The slender student with close-cropped hair, grew up in the small city of Ibb surrounded by rich, agricultural fields and beautiful mountains. But the town’s charm belied the trouble around it. A brutal civil war broke out in 1994, compelling Alhubaishi’s family to flee to Egypt. They returned, only to have political pressures force Alhubaishi’s father to seek asylum in the U.S. By the time Alhubaishi was a teenager, he knew his options for a successful life in Yemen were limited.
When he came to the U.S. at 16, he wondered if he had made the right choice. He spoke no English. American culture seemed strange. School was daunting. But Alhubaishi threw himself into the study of English, watching only American TV, reading only English books, and hanging around people who spoke English instead of his native Arabic.
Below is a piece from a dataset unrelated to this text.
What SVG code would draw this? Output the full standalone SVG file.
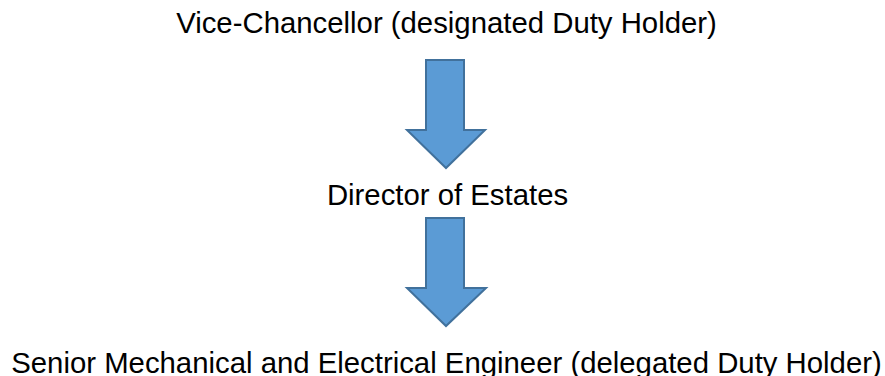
<svg xmlns="http://www.w3.org/2000/svg" width="885" height="376" viewBox="0 0 885 376">
  <style>
    .label { font-family: "Liberation Sans", Arial, sans-serif; font-size: 29.33px; fill: #000; text-anchor: middle; }
    .arrow { fill: #5B9BD5; stroke: #41719C; stroke-width: 2; stroke-linejoin: miter; }
  </style>
  <rect width="885" height="376" fill="#fff"/>
  <g id="vice-chancellor">
    <text class="label" x="446.5" y="33">Vice-Chancellor (designated Duty Holder)</text>
  </g>
  <g id="director-of-estates">
    <text class="label" x="447.5" y="205">Director of Estates</text>
  </g>
  <g id="senior-engineer">
    <text class="label" x="446.5" y="373">Senior Mechanical and Electrical Engineer (delegated Duty Holder)</text>
  </g>
  <g id="connectors">
    <polygon class="arrow" points="426,60 464,60 464,130 485,130 446,168 407,130 426,130"/>
    <polygon class="arrow" points="426,218 464,218 464,288 486,288 446,326 407,288 426,288"/>
  </g>
</svg>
Alhubaishi completed four semesters of English language study in one year and was mainstreamed into regular classes. His confidence growing, he enrolled in junior college, where his aptitude and love for politics led him to a student body office and work in organizations that represented higher education both in California and across the nation.
With a Karl S. Pister Leadership Opportunity Award, Alhubaishi was able to transfer to UC Santa Cruz where, he said, the diversity of students, along with supportive and engaging professors, opened his mind to even more possibilities. This year, he will study abroad in China through the Educational Opportunity Program and has an internship lined up in Washington D.C.
UCSC gave him a sense of community, provided a place where he is continually challenged, and also changed his worldview. Alhubaishi was awakened to the importance of environmental stewardship and to social justice issues in other countries. He is active in the Indian Student Organization and African/Black Student Alliance. He is part of the Oakes Senate and is a representative to the Academic Senate.
He plans to go to graduate school or law school with an eye toward a career in diplomacy some day.
“UCSC,” said Alhubaishi, “gave me a place to explore.”